Record Details

Title NEWLY-DISCOVERED, ANCIENT EXTRUSIVE RHYOLITE IN THE SALTON SEA GEOTHERMAL FIELD, IMPERIAL VALLEY, CALIFORNIA
Authors Jeffrey B. Hulen and Fred S. Pulka
Year 2001
Conference Stanford Geothermal Workshop
Keywords Salton Sea, rhyolites
Abstract Thick (150-300 m), ancient rhyolites and tuffs unambiguously erupted onto a paleosurface have been discovered beneath 1.7 km of clastic sedimentary strata in the eastern part of the Salton Sea geothermal field. The rhyolites are aphyric and flow-banded, and consist entirely of micropoikilitically devitrified glass. The tuffs contain accretionary lapilli, blocky glass shards, and sedimentary debris; they are interpreted as phreatomagmatic.

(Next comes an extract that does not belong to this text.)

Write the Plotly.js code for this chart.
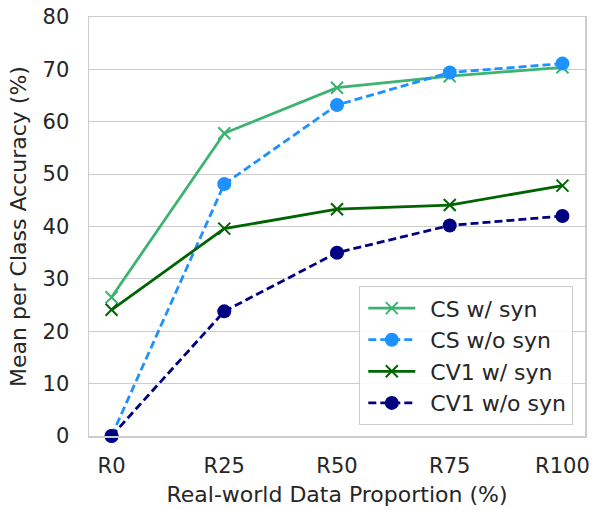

Assuming an average sedimentation rate of 2.24 mm/yr for this part of the Salton trough (a figure based on occurrence of the petrographically distinctive, 0.76 Ma Bishop Tuff fallout deep in the nearby State 2-14 scientific borehole), the age of the new rhyolite is calculated to be about 0.73 Ma. A potentially valuable marker horizon, the new rhyolite is envisioned as part of a much larger buried dome field, perhaps analogous to the one now exposed above the Coso geothermal system about 390 km to the north.